The buzz words of “clean coal” technologies include Carbon Capture and Storage or Sequestration (CCS), and Carbon Capture, Use and Storage (CCUS). Clean coal plants include those using these technologies and supercritical and ultra-supercritical coal-fired plants that are high efficiency (42-48%) and low emission without carbon capture. These technologies can be combined with other technologies that have long been in use—coal cleaning, electrostatic precipitators and fabric filters, flue gas desulfurization, low NOx burners—or now being developed—Integrated Gasification Combined Cycle (IGCC), underground coal gasification (UCG), Pressurized Fluidized Bed Combustion (PFBC), ultra-clean coal (UCC), and oxyfuel. These processes have a significant energy cost due to the energy requirement and reduced plant efficiency.

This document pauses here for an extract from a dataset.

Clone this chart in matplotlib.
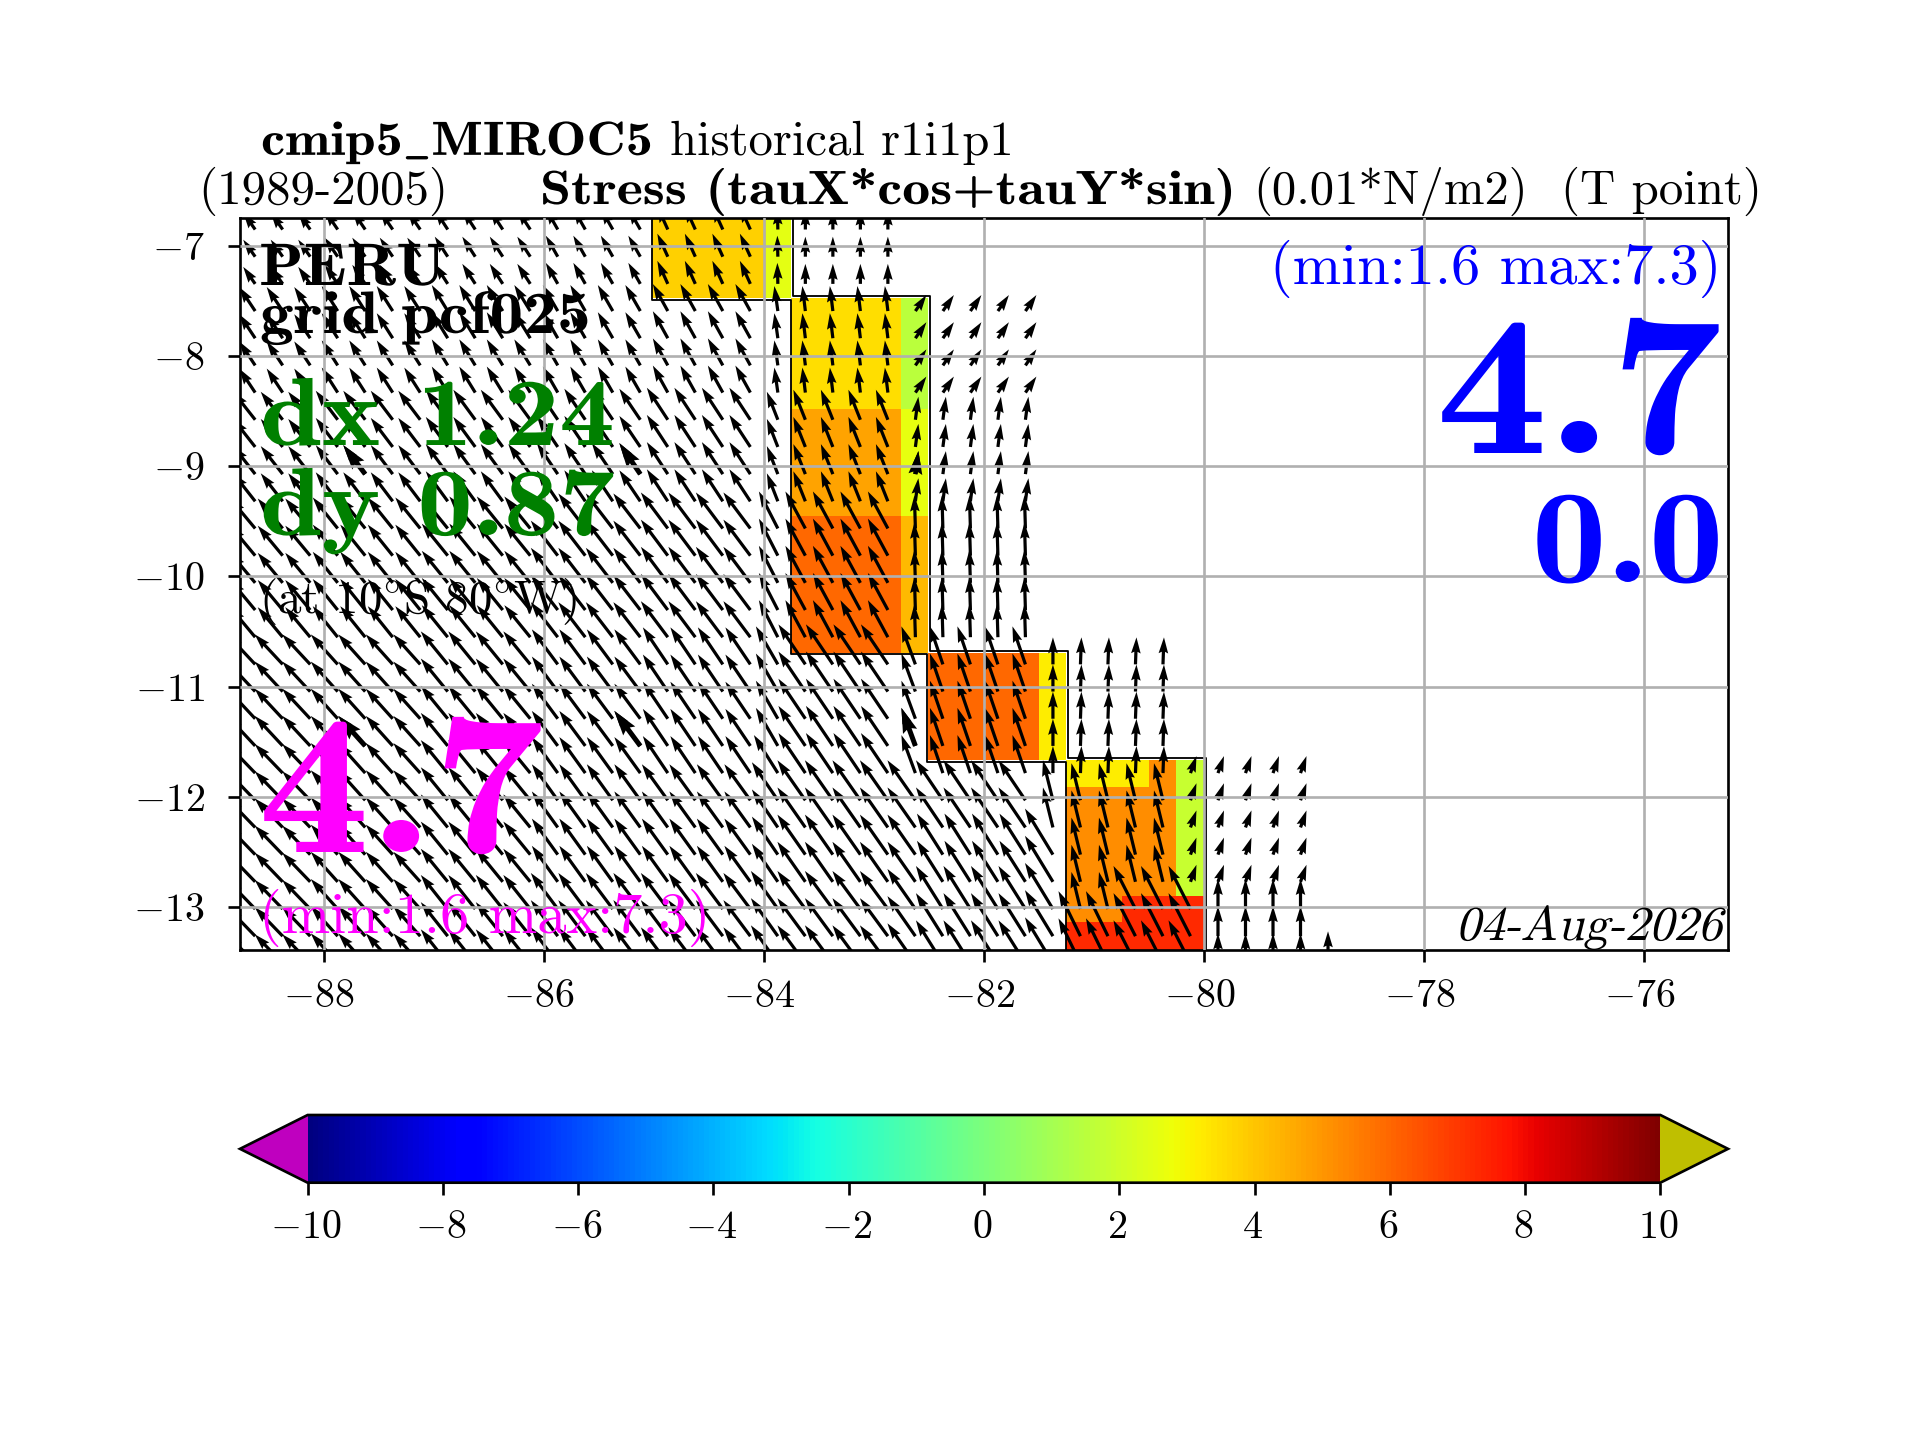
import numpy as np
import matplotlib
matplotlib.use("Agg")
import matplotlib.pyplot as plt
import matplotlib.patheffects as pe
from matplotlib.transforms import Affine2D, ScaledTranslation

plt.rcParams['mathtext.fontset'] = 'cm'
plt.rcParams['font.family'] = ['cmr10', 'DejaVu Sans']
plt.rcParams['axes.unicode_minus'] = False

# ---- colour cells (stress, 0.01 N/m2) ----
cell_lon_edges = [-85.02, -83.98, -83.76, -82.76, -82.51, -81.5, -81.26, -80.75, -80.5, -80.26, -79.99]
cell_lat_edges = [-6.7, -7.47, -8.48, -9.455, -10.69, -11.66, -11.91, -12.9, -13.13, -13.5]
n = np.nan
cell_values = [
    [3.8, 2.5, n, n, n, n, n, n, n, n],
    [n, n, 3.5, 1.5, n, n, n, n, n, n],
    [n, n, 4.7, 2.6, n, n, n, n, n, n],
    [n, n, 6.0, 4.26, n, n, n, n, n, n],
    [n, n, n, n, 6.0, 3.2, n, n, n, n],
    [n, n, n, n, n, n, 3.2, 3.2, 5.2, 1.8],
    [n, n, n, n, n, n, 5.2, 5.2, 5.2, 1.8],
    [n, n, n, n, n, n, 5.2, 7.3, 7.3, 7.3],
    [n, n, n, n, n, n, 7.3, 7.3, 7.3, 7.3],
]

# ---- coast outline ----
coast_west_lon = [-85.02, -85.02, -83.76, -83.76, -82.52, -82.52, -81.26, -81.26]
coast_west_lat = [-6.7, -7.49, -7.49, -10.70, -10.70, -11.68, -11.68, -13.5]
coast_east_lon = [-83.74, -83.74, -82.49, -82.49, -81.24, -81.24, -79.98, -79.98]
coast_east_lat = [-6.7, -7.46, -7.46, -10.68, -10.68, -11.65, -11.65, -13.5]

# ---- wind-stress arrows: a 0.25 degree grid read in blocks ----
arrow_lon = [-88.625 + 0.25 * i for i in range(40)]
arrow_lat = [-6.853 - 0.2465 * k for k in range(28)]
block_cols = [3, 4, 4, 4, 4, 1, 4, 1, 4, 1, 2, 2, 1, 4, 1]
block_rows = [3, 4, 4, 5, 4, 1, 2, 2, 1, 1, 1]
block_u = [
    [-12, -13, -13, -12, -10.5, -0.5, 0, n, n, n, n, n, n, n, n],
    [-16, -16, -16, -15, -15, -3.5, -3, 11, 11, n, n, n, n, n, n],
    [-22, -22, -22, -21, -21, -11, -12, 3, 3, n, n, n, n, n, n],
    [-25, -25, -26, -27, -27, -19, -20, -1, -1, n, n, n, n, n, n],
    [-28, -27, -27, -26, -25, -22, -27, -14, -13, 0, 1, 1, n, n, n],
    [-28, -27, -27, -26, -25, -24, -27, -14, -13, 0, 1, 1, 6, 6, n],
    [-28, -27, -27, -26, -26, -26, -28, -28, -27, -10, -9, -9, 6, 6, n],
    [-28, -27, -27, -26, -26, -26, -28, -28, -26, -28, -9, -9, 6, 6, n],
    [-28, -27, -27, -27, -27, -27, -28, -28, -27, -28, -9, -22, -22, 0, n],
    [-28, -27, -27, -27, -27, -27, -28, -28, -27, -28, -22, -22, -22, 0, n],
    [-28, -27, -27, -27, -27, -27, -28, -28, -27, -28, -22, -22, -22, 0, 0],
]
block_v = [
    [17, 19, 20, 21, 23, 21, 20, n, n, n, n, n, n, n, n],
    [24, 25, 26, 26, 27, 25, 25, 16, 16, n, n, n, n, n, n],
    [28, 29, 30, 31, 32, 28, 30, 23, 23, n, n, n, n, n, n],
    [30, 31, 32, 35, 36, 37, 37, 33, 33, n, n, n, n, n, n],
    [30, 30, 33, 35, 37, 38, 40, 38, 38, 27, 27, 27, n, n, n],
    [29, 30, 33, 36, 37, 38, 40, 38, 38, 27, 27, 27, 17, 17, n],
    [29, 30, 33, 36, 36, 38, 40, 40, 40, 40, 37, 37, 17, 17, n],
    [29, 30, 33, 36, 36, 38, 40, 40, 41, 46, 37, 37, 17, 17, n],
    [29, 30, 34, 36, 36, 38, 38, 40, 43, 46, 37, 43, 43, 30, n],
    [29, 30, 34, 36, 36, 38, 38, 40, 43, 46, 45, 43, 43, 30, n],
    [29, 30, 34, 36, 36, 38, 38, 40, 43, 46, 45, 43, 43, 30, 32],
]
bold_arrow_cols = [4, 14, 24]
bold_arrow_rows = [9, 19]

x_ticks = [-88, -86, -84, -82, -80, -78, -76]
y_ticks = [-7, -8, -9, -10, -11, -12, -13]
cbar_ticks = [-10, -8, -6, -4, -2, 0, 2, 4, 6, 8, 10]

W, H = 1920.0, 1440.0
DPI = 240
fig = plt.figure(figsize=(8, 6), dpi=DPI)
ax = fig.add_axes([0.125, 1 - 949.5 / H, 0.775, (949.5 - 217.5) / H])

cmap = plt.get_cmap('jet').copy()
cmap.set_under((0.75, 0, 0.75))
cmap.set_over((0.75, 0.75, 0))
mesh = ax.pcolormesh(cell_lon_edges, cell_lat_edges, np.ma.masked_invalid(cell_values),
                     cmap=cmap, vmin=-10, vmax=10, zorder=1)
ax.plot(coast_west_lon, coast_west_lat, color='k', lw=0.55, zorder=1.5)
ax.plot(coast_east_lon, coast_east_lat, color='k', lw=0.55, zorder=1.5)

U = np.repeat(np.repeat(np.array(block_u, float), block_rows, axis=0), block_cols, axis=1)
V = np.repeat(np.repeat(np.array(block_v, float), block_rows, axis=0), block_cols, axis=1)
LON, LAT = np.meshgrid(arrow_lon, arrow_lat)
qkw = dict(angles='xy', scale_units='xy', scale=110.2, units='dots', color='k',
           headwidth=3.0, headlength=5.0, headaxislength=4.5, zorder=1.6)
ok = np.isfinite(U)
ax.quiver(LON[ok], LAT[ok], U[ok], V[ok], width=3.2, **qkw)
sel = np.ix_(bold_arrow_rows, bold_arrow_cols)
ok2 = np.isfinite(U[sel])
ax.quiver(LON[sel][ok2], LAT[sel][ok2], U[sel][ok2], V[sel][ok2], width=5.0, **qkw)

ax.set_xlim(-88.763, -75.24)
ax.set_ylim(-13.383, -6.744)
ax.set_xticks(x_ticks)
ax.set_xticklabels([f"${v}$" for v in x_ticks])
ax.set_yticks(y_ticks)
ax.set_yticklabels([f"${v}$" for v in y_ticks])
ax.tick_params(labelsize=12)
ax.tick_params(axis='x', pad=5.3)
ax.tick_params(axis='y', pad=7.1)
ax.grid(True, color='#b0b0b0', lw=0.8)
ax.set_axisbelow(False)

cax = fig.add_axes([0.125, 1 - 1182.7 / H, 0.775, 67.7 / H])
cb = fig.colorbar(mesh, cax=cax, orientation='horizontal', extend='both', ticks=cbar_ticks)
cb.ax.set_xticklabels([f"${v}$" for v in cbar_ticks])
cb.ax.tick_params(labelsize=12, pad=4.8)

for lab in ax.get_xticklabels():
    lab.set_transform(lab.get_transform() + ScaledTranslation(-5 / DPI, 0, fig.dpi_scale_trans))
for lab in cb.ax.get_xticklabels():
    lab.set_transform(lab.get_transform() + ScaledTranslation(-2 / DPI, 0, fig.dpi_scale_trans))


class Reshape(pe.AbstractPathEffect):
    """Widen or slant a text about its anchor, for the bold extended and italic faces."""

    def __init__(self, x0, y0, sx=1.0, slant=0.0):
        super().__init__()
        self.t = (Affine2D().translate(-x0, -y0).skew(np.arctan(slant), 0)
                  .scale(sx, 1.0).translate(x0, y0))

    def draw_path(self, renderer, gc, tpath, affine, rgbFace=None):
        renderer.draw_path(gc, tpath, affine + self.t, rgbFace)


def put(px, py, s, sx=1.0, slant=0.0, **kw):
    t = fig.text(px / W, 1 - py / H, s, va='baseline', **kw)
    if sx != 1.0 or slant != 0.0:
        t.set_path_effects([Reshape(px, H - py, sx, slant)])
    return t


put(261, 155, r"cmip5$\_$MIROC5", family='cmb10', fontsize=14.4, sx=1.132)
put(670, 155, "historical r1i1p1", fontsize=14.6)
put(198, 204, "(1989-2005)", fontsize=14.7)
put(540, 204, "Stress (tauX*cos+tauY*sin)", family='cmb10', fontsize=14.4, sx=1.165)
put(1253, 204, "(0.01*N/m2)", fontsize=14.6)
put(1561, 204, "(T point)", fontsize=14.7)

put(259, 285, "PERU", family='cmb10', fontsize=18, sx=1.09, zorder=5)
put(260, 333, "grid pcf025", family='cmb10', fontsize=18, sx=1.126, zorder=5)
put(260, 445, "dx 1.24", family='cmb10', color='green', fontsize=29, sx=1.15, zorder=5)
put(260, 535, "dy 0.87", family='cmb10', color='green', fontsize=29, sx=1.15, zorder=5)
put(259, 613, r"(at 10$^{\circ}$S 80$^{\circ}$W)", fontsize=14.1, zorder=5)
put(258, 852, "4.7", family='cmb10', color='magenta', fontsize=60, sx=1.12, zorder=5)
put(259, 933, "(min:1.6 max:7.3)", color='magenta', fontsize=17.5, zorder=5)
put(1721, 284, "(min:1.6 max:7.3)", color='blue', fontsize=17.5, ha='right', zorder=5)
put(1722, 453, "4.7", family='cmb10', color='blue', fontsize=60, sx=1.12, ha='right', zorder=5)
put(1724, 582, "0.0", family='cmb10', color='blue', fontsize=40, sx=1.13, ha='right', zorder=5)
put(1722, 940, "04-Aug-2026", fontsize=14.6, slant=0.25, ha='right', zorder=5)

fig.savefig("out.png", dpi=DPI)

In the view of the World Nuclear Association, the present trend in “clean coal” technology is toward coal gasification, not a particularly new technology, having been utilized by Hitler’s Germany in a failed effort to replace the fuel embargoed by the Allies during World War II.
Storage and sequestration are geological: saline aquifers in sedimentary rock half a mile down, capped by a layer of impermeable rock; oil and gas replacement where CO2 is injected into depleted oil and gas fields or used for enhanced oil recovery by reducing the viscosity of oil; and coal seam storage where CO2 is adsorbed in the coal matrix or injected into deep coal seams to displace coal bed methane.
But what about the technologies that could make coal a vital part of an expanding economy, while transitioning to nuclear fission and thermonuclear fusion? In the 1970s, the Soviet Union developed an experimental generator at the Institute for High Temperature in Moscow that proved the scientific and engineering feasibility of magnetohydrodynamics to convert the energy in coal directly into useable electrical power. MHD takes advantage of the fact that an ionized gas or plasma, propelled through a magnetic field can produce an electric current directly. In 1975 dollars, the capital cost for three nonmoving pieces of equipment—the coal combustor, the plasma channel, and the magnet system—for a 1,000 megawatt power plant was estimated at $250 million. According to a July 24, 1979 article in Executive Intelligence Review, the capital cost for conventional coal conversion processes is $540 million and for synthetic coal liquids, $960 million, in 1975 dollars.
Not much has happened on this front in the intervening years. But, according to a June 17, 2020 report from the National Energy Technology Laboratory, “NETL-led research shows the possibilities and benefits of developing magnetohydrodynamic (MHD) power generation such as improved efficiency for fossil fuel power plants and reducing the costs of implementing carbon capture.” Their report notes that, currently, oxy-coal combustion leads to an increase in the cost of electricity by over 50%. MHD generators can extract electrical energy at oxy-coal combustion temperatures to power such a unit. Research and development in MHD in the past benefited from space and space materials R&D. Today, space could be the driver to help bring MHD into commercial use and place coal—that most abundant fossil fuel source—back in the mix of energy resources for an actual growing world economy.